▸ WHAT YOU NEED TO DO
Leaving the pictures out, print the lines from the first line of the listing through the line containing "dash_style = (0, (10.8, 5.8))", exactly as they read, and no others.

▸ DATA SECTION
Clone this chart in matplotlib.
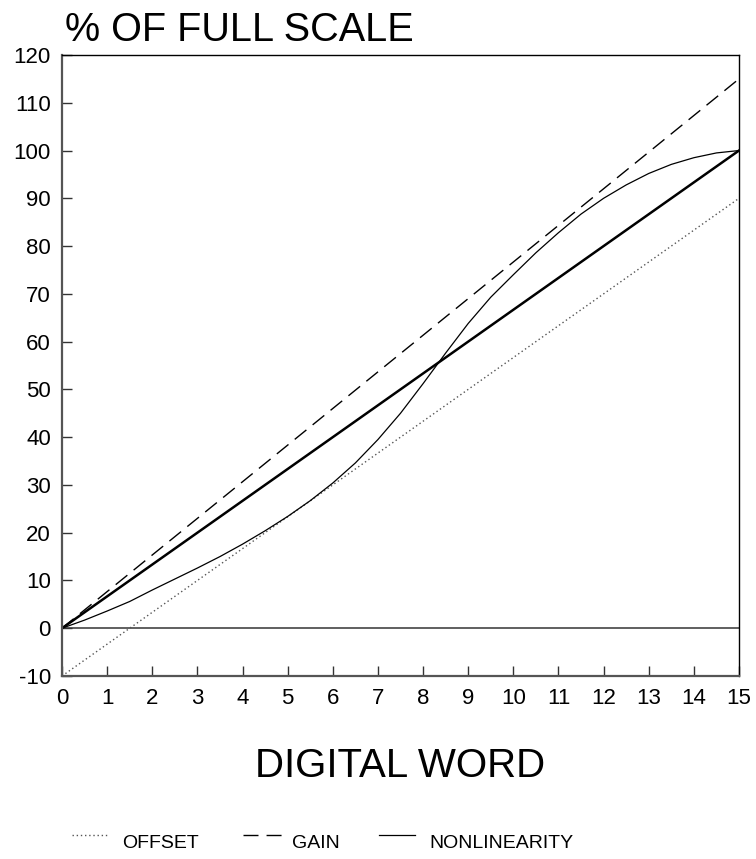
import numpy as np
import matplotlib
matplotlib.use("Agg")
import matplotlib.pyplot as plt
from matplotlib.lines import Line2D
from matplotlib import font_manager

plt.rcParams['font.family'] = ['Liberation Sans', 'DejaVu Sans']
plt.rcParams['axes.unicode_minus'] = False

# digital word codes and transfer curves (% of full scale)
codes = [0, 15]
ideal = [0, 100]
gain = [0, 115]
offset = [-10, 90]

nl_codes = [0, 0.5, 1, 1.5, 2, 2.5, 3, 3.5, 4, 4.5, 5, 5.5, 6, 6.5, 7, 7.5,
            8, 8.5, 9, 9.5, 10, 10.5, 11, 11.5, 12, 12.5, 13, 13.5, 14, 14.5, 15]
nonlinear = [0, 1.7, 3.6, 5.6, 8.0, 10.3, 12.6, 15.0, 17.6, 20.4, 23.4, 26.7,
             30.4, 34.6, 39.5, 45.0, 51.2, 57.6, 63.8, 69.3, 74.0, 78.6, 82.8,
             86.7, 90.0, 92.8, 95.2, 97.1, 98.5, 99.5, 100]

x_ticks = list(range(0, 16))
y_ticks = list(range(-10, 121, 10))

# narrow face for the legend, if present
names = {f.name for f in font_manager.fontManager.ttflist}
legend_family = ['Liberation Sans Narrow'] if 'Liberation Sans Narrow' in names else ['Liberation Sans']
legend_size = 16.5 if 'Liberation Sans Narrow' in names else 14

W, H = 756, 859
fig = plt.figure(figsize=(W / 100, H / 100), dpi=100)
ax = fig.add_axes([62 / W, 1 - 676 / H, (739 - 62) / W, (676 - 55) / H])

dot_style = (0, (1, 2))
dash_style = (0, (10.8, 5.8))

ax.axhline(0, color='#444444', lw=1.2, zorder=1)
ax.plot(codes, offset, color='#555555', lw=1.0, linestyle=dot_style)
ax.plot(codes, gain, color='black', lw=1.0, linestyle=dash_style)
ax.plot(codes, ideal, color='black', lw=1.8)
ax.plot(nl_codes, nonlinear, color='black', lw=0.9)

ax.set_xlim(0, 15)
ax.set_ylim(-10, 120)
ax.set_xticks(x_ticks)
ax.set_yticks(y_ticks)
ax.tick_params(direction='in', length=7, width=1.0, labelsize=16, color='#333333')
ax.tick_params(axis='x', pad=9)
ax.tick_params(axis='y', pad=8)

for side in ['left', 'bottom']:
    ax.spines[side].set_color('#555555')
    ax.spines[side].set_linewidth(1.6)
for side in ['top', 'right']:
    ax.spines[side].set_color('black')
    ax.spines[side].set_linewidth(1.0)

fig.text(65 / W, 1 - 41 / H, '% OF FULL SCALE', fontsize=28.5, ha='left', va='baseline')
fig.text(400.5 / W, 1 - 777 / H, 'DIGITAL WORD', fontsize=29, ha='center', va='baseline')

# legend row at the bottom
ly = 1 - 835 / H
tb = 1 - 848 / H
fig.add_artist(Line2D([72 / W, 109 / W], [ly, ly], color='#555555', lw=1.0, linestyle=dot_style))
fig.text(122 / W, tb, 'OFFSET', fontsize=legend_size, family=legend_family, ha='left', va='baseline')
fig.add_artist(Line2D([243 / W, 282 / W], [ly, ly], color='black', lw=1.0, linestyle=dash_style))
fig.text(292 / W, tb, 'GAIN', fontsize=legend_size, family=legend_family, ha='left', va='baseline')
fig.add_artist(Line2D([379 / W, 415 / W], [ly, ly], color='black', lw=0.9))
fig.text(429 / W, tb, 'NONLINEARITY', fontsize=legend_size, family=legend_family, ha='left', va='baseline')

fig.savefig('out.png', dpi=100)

▸ EXPECTED ANSWER
Clone this chart in matplotlib.
import numpy as np
import matplotlib
matplotlib.use("Agg")
import matplotlib.pyplot as plt
from matplotlib.lines import Line2D
from matplotlib import font_manager

plt.rcParams['font.family'] = ['Liberation Sans', 'DejaVu Sans']
plt.rcParams['axes.unicode_minus'] = False

# digital word codes and transfer curves (% of full scale)
codes = [0, 15]
ideal = [0, 100]
gain = [0, 115]
offset = [-10, 90]

nl_codes = [0, 0.5, 1, 1.5, 2, 2.5, 3, 3.5, 4, 4.5, 5, 5.5, 6, 6.5, 7, 7.5,
            8, 8.5, 9, 9.5, 10, 10.5, 11, 11.5, 12, 12.5, 13, 13.5, 14, 14.5, 15]
nonlinear = [0, 1.7, 3.6, 5.6, 8.0, 10.3, 12.6, 15.0, 17.6, 20.4, 23.4, 26.7,
             30.4, 34.6, 39.5, 45.0, 51.2, 57.6, 63.8, 69.3, 74.0, 78.6, 82.8,
             86.7, 90.0, 92.8, 95.2, 97.1, 98.5, 99.5, 100]

x_ticks = list(range(0, 16))
y_ticks = list(range(-10, 121, 10))

# narrow face for the legend, if present
names = {f.name for f in font_manager.fontManager.ttflist}
legend_family = ['Liberation Sans Narrow'] if 'Liberation Sans Narrow' in names else ['Liberation Sans']
legend_size = 16.5 if 'Liberation Sans Narrow' in names else 14

W, H = 756, 859
fig = plt.figure(figsize=(W / 100, H / 100), dpi=100)
ax = fig.add_axes([62 / W, 1 - 676 / H, (739 - 62) / W, (676 - 55) / H])

dot_style = (0, (1, 2))
dash_style = (0, (10.8, 5.8))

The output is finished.